Give the number of lines in the records below that include "this". Reply with that number alone.

** Start of Data provided **

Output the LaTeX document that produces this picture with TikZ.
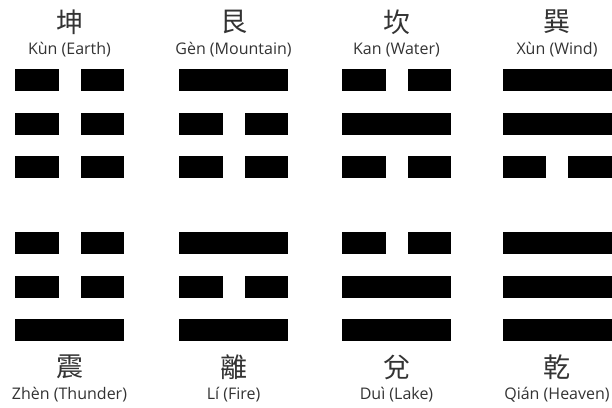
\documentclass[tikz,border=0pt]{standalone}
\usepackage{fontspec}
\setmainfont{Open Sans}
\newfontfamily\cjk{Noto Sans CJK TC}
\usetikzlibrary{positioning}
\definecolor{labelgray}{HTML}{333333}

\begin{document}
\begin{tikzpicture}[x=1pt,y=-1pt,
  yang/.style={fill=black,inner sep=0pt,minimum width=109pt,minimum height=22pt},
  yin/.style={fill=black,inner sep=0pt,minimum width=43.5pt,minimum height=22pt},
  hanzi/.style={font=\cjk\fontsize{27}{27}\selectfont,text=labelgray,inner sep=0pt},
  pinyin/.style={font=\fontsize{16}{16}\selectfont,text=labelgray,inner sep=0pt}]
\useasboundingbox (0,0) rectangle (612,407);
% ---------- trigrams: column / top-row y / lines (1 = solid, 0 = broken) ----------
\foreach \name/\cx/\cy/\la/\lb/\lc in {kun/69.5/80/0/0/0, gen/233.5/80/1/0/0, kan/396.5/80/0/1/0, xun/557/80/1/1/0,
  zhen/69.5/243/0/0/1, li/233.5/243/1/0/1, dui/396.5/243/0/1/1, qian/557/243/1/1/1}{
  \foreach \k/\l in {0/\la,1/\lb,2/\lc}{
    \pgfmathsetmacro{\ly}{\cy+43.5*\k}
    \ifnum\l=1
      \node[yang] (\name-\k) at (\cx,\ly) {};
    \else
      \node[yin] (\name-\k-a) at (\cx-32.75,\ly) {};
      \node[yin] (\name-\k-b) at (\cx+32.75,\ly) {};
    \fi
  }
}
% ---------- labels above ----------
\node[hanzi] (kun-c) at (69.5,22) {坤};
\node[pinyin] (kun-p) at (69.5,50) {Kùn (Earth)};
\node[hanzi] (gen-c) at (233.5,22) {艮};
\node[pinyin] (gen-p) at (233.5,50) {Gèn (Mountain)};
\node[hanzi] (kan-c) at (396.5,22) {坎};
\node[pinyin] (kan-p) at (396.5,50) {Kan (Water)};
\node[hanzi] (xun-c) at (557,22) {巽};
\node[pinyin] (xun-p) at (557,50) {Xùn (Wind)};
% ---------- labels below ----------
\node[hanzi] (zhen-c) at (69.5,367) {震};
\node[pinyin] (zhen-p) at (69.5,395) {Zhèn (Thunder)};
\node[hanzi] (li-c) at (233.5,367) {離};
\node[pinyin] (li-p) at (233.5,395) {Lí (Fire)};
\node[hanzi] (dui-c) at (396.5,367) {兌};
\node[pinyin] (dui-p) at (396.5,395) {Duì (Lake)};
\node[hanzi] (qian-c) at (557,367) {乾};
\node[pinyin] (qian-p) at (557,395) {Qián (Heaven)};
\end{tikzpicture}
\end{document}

** End of Data provided **
** Start of Data provided **

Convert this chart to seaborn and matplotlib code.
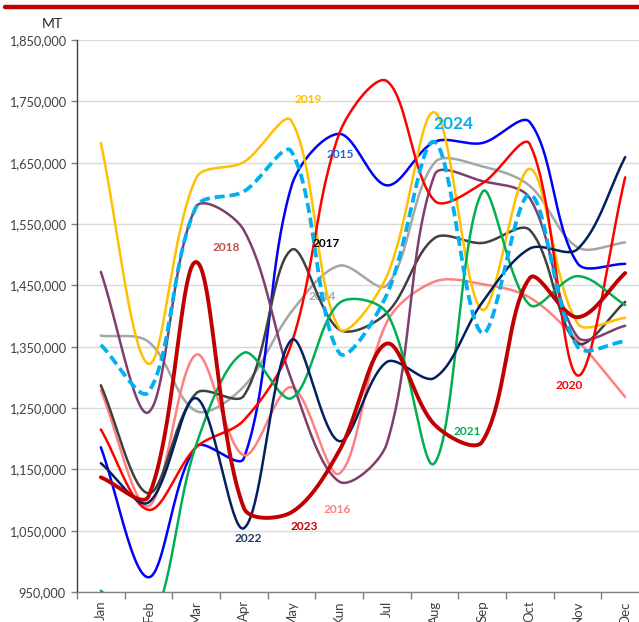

** End of Data provided **

■ Written solution: 2